* _WHAT YOU HAVE TO DO_: Review the material and extract every line in which the word "this" occurs.
===== EXTRACTED ENTRIES
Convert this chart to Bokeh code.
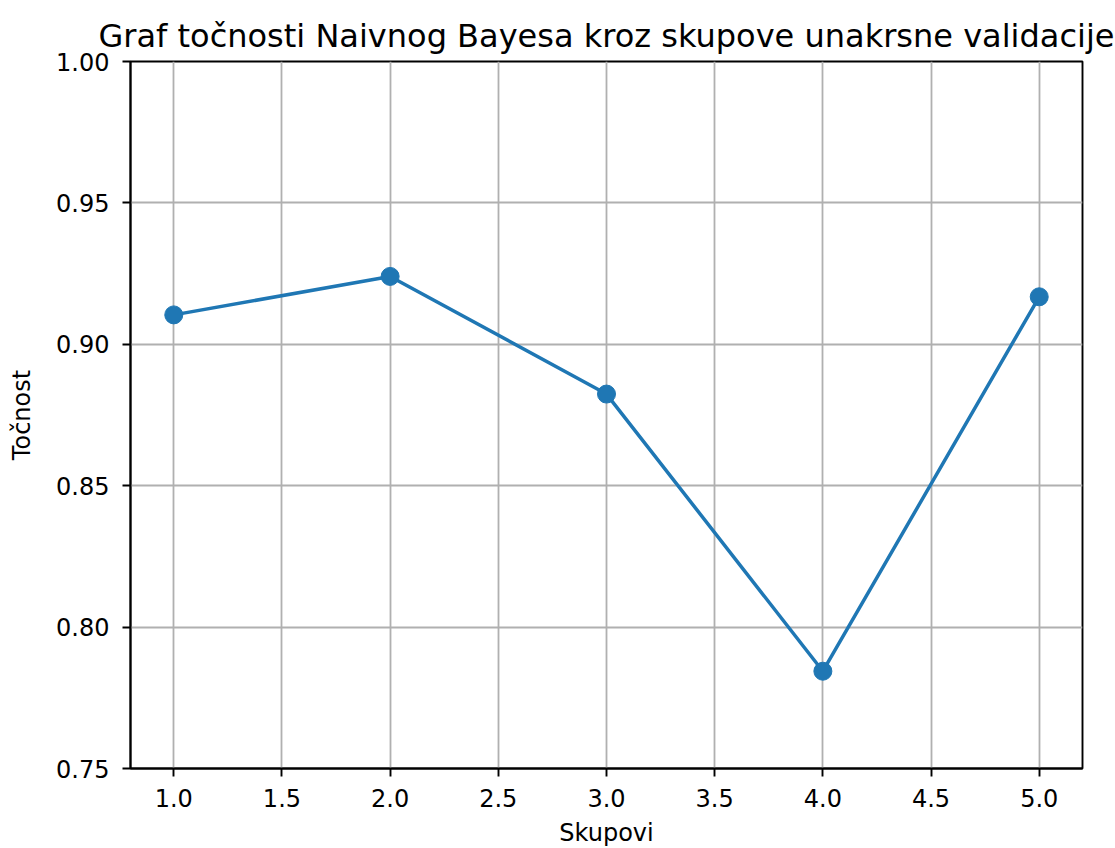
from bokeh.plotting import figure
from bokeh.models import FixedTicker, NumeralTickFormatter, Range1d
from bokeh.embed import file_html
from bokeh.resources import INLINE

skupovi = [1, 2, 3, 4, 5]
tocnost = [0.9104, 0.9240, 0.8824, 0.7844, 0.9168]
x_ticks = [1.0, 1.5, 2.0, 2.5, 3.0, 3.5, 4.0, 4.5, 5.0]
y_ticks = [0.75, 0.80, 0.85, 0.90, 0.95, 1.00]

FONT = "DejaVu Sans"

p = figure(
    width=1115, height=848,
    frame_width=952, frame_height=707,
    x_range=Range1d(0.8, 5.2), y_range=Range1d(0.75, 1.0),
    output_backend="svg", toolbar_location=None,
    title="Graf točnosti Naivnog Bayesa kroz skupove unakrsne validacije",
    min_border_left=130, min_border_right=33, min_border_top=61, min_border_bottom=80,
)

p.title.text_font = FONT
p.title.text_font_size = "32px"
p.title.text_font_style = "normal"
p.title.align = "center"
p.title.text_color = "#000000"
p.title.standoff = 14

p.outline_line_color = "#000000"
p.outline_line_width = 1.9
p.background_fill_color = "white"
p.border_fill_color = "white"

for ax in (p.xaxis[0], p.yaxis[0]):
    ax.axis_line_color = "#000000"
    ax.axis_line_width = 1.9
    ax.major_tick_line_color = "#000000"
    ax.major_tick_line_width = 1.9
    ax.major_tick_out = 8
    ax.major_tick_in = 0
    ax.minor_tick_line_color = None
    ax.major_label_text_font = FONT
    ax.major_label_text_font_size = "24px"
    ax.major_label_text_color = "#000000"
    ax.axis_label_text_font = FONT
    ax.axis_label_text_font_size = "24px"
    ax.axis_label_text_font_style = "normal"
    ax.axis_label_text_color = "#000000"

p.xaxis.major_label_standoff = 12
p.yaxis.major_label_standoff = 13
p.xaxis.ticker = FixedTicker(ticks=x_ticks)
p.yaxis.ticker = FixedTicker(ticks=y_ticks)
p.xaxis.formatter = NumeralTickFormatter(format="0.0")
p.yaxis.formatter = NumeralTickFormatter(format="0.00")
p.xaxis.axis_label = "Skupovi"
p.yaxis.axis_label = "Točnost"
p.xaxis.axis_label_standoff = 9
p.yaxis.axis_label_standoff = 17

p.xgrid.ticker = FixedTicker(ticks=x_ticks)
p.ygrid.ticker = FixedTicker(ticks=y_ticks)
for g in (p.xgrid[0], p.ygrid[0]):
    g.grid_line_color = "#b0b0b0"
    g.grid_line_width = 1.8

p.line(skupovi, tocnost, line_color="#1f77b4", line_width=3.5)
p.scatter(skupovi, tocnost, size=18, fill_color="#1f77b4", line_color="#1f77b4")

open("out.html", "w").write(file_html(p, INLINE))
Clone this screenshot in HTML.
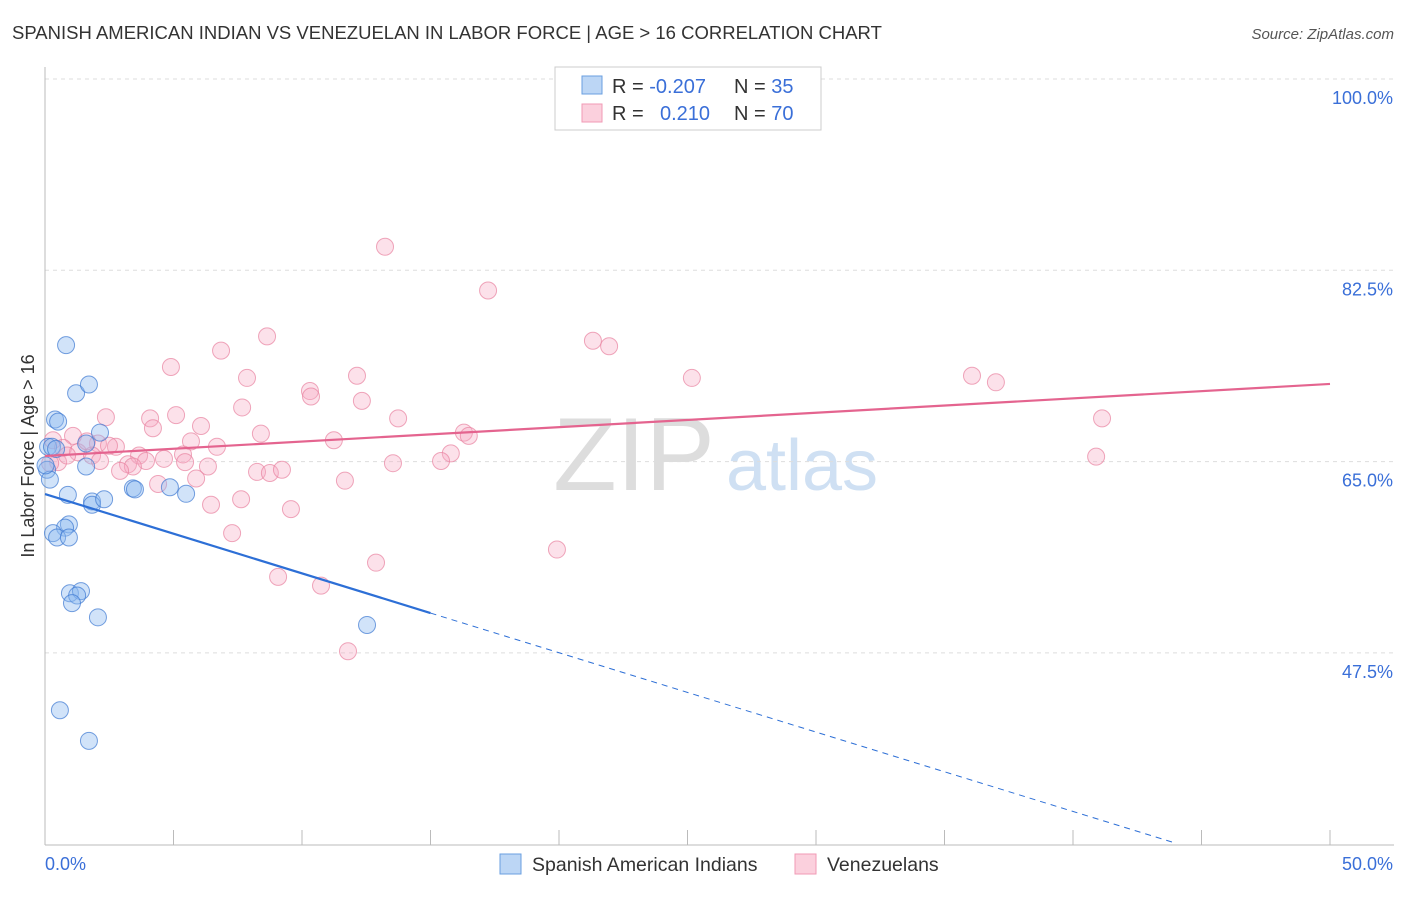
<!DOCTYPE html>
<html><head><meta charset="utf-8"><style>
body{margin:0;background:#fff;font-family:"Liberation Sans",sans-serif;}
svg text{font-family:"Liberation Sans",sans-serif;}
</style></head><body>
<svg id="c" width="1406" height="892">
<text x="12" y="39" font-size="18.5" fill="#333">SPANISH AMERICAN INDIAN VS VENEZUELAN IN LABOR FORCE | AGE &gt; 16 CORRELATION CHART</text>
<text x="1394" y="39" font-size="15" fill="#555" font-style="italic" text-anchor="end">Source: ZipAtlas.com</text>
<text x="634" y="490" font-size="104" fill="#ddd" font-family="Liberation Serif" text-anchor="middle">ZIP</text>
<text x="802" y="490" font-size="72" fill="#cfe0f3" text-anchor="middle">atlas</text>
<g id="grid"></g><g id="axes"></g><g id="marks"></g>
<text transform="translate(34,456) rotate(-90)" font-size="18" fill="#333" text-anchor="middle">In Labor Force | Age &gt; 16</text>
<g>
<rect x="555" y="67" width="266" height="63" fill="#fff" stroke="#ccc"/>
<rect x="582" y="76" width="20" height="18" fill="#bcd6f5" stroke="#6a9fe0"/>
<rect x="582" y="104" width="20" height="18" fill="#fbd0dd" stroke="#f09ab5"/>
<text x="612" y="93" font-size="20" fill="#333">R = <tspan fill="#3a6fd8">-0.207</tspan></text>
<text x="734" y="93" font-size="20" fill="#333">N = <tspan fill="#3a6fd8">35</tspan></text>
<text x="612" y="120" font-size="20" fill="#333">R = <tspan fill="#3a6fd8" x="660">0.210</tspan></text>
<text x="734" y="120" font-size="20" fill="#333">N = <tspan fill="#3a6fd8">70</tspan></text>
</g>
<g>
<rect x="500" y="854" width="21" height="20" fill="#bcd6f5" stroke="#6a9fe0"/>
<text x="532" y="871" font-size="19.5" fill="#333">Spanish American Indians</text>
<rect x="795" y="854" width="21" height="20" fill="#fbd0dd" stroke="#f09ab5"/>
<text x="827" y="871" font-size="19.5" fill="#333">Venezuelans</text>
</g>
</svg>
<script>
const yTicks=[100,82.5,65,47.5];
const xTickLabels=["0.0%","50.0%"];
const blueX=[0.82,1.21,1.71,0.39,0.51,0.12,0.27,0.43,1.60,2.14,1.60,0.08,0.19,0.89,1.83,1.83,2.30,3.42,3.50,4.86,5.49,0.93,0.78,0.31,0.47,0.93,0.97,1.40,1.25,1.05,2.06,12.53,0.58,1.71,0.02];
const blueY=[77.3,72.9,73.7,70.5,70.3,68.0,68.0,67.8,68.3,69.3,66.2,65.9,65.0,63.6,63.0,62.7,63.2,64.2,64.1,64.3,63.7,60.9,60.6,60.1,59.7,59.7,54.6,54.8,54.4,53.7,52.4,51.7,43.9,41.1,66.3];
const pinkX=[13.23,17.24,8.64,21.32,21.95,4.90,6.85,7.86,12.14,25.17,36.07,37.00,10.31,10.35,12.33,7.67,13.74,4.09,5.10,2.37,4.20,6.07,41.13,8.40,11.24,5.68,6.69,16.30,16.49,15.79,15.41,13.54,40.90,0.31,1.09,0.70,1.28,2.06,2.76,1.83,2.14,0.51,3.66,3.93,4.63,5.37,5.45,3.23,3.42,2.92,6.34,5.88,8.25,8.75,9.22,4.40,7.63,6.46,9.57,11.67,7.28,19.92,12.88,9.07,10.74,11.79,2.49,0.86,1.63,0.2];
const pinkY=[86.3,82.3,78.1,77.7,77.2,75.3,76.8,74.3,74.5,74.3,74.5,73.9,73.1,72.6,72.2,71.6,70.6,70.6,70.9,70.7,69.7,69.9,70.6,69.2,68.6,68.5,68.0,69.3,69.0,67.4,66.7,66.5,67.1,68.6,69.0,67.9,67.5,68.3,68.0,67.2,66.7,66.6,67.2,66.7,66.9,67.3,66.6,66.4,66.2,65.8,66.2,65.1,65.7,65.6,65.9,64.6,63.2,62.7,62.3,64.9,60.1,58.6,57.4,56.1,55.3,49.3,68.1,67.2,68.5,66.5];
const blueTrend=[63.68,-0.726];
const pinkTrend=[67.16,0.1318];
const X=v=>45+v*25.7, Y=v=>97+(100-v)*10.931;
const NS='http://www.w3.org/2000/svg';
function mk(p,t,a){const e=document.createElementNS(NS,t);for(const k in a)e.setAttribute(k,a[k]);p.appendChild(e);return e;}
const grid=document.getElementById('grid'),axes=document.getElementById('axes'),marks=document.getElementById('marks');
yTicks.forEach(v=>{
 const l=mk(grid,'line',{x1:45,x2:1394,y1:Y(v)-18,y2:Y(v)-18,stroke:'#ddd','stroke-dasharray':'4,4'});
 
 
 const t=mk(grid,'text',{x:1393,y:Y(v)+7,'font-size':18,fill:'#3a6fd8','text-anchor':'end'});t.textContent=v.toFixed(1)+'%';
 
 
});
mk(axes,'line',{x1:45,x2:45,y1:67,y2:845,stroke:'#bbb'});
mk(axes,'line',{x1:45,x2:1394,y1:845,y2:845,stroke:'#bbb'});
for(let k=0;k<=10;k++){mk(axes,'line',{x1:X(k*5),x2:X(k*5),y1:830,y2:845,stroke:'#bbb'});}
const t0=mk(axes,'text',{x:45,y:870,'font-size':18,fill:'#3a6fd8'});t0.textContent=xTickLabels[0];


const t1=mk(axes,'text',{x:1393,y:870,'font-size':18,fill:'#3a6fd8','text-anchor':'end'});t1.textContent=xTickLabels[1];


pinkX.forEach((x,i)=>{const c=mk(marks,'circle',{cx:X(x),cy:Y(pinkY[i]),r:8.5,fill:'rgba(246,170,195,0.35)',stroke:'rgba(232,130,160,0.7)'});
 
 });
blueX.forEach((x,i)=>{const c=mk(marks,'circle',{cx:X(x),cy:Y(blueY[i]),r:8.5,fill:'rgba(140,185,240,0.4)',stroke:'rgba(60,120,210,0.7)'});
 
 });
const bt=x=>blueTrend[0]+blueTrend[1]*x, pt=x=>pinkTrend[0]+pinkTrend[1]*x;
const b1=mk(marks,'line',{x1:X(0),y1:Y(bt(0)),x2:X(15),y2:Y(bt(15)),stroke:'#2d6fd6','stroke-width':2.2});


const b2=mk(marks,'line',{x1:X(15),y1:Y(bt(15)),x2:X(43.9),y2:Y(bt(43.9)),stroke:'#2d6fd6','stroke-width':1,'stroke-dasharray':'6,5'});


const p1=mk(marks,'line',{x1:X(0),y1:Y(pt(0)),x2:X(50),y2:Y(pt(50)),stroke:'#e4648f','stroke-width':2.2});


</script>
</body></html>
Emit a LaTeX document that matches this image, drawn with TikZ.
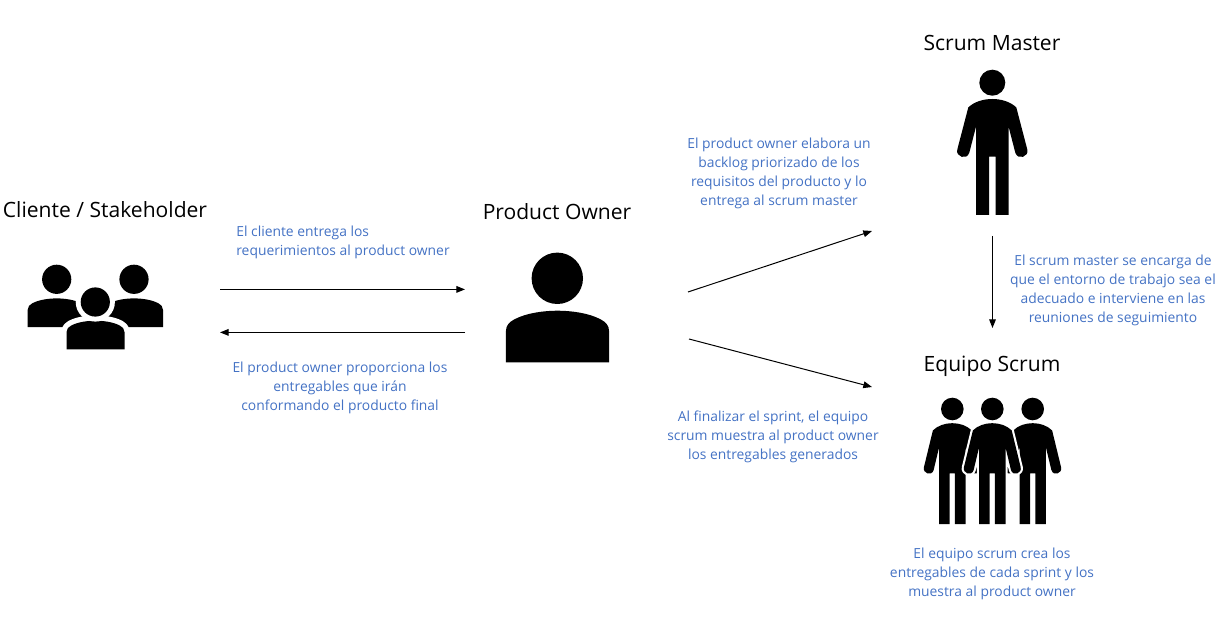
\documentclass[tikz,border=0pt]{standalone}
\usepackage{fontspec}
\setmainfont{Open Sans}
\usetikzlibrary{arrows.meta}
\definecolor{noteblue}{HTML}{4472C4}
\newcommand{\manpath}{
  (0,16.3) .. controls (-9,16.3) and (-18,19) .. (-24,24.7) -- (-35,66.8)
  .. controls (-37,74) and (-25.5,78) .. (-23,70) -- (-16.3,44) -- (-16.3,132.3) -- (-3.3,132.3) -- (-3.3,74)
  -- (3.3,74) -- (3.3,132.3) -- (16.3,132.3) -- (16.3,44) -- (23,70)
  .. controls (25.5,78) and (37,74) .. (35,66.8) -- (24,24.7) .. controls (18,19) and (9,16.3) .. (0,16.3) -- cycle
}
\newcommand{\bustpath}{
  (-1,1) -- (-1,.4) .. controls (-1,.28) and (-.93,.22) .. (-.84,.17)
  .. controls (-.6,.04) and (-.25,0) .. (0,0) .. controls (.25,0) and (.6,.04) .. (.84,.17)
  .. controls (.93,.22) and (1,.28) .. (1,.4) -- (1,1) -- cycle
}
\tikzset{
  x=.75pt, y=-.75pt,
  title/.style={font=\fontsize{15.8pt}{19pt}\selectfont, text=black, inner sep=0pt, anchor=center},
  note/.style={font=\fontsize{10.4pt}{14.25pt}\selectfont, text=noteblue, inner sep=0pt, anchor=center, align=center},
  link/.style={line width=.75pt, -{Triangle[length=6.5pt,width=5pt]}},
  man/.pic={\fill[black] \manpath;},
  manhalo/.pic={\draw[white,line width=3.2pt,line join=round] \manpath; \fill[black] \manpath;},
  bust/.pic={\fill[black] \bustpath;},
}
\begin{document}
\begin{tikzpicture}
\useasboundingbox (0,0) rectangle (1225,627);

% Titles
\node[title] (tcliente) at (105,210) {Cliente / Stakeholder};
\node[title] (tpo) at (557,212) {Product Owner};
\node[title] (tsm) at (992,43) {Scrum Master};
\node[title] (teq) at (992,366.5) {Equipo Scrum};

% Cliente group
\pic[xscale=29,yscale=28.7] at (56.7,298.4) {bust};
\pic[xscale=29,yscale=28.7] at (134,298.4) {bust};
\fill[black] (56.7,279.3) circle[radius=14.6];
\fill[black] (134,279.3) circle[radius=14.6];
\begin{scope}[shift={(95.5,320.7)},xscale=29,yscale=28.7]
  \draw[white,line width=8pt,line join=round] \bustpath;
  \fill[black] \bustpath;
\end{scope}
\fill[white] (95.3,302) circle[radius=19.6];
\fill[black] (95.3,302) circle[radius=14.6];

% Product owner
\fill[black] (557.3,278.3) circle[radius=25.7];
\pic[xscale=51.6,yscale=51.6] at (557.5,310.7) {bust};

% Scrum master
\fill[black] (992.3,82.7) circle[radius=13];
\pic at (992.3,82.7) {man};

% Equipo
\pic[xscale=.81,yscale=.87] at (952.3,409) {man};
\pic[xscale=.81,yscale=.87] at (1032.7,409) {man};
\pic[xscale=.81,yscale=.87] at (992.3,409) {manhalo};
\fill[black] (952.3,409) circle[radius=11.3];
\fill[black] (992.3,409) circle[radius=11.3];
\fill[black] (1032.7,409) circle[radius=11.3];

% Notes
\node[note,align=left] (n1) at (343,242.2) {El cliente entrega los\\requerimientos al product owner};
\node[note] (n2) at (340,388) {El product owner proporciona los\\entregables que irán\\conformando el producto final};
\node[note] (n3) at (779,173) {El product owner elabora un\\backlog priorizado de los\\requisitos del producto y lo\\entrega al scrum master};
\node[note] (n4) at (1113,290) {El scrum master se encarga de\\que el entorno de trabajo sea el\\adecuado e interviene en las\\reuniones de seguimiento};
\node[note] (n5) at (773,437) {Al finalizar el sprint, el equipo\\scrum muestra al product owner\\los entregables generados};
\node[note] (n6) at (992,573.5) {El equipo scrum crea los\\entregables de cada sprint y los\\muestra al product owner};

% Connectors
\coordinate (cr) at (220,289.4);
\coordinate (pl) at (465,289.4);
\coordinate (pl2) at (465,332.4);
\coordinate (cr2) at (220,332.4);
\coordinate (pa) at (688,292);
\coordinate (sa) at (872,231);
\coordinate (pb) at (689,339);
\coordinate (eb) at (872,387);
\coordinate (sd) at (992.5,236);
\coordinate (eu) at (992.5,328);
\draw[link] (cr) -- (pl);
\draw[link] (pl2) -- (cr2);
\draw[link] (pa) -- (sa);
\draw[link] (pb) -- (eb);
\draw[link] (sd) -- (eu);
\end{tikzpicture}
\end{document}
==========
* _FULL RESPONSE_:
Convert this chart to Bokeh code.
Clone this screenshot in HTML.
Emit a LaTeX document that matches this image, drawn with TikZ.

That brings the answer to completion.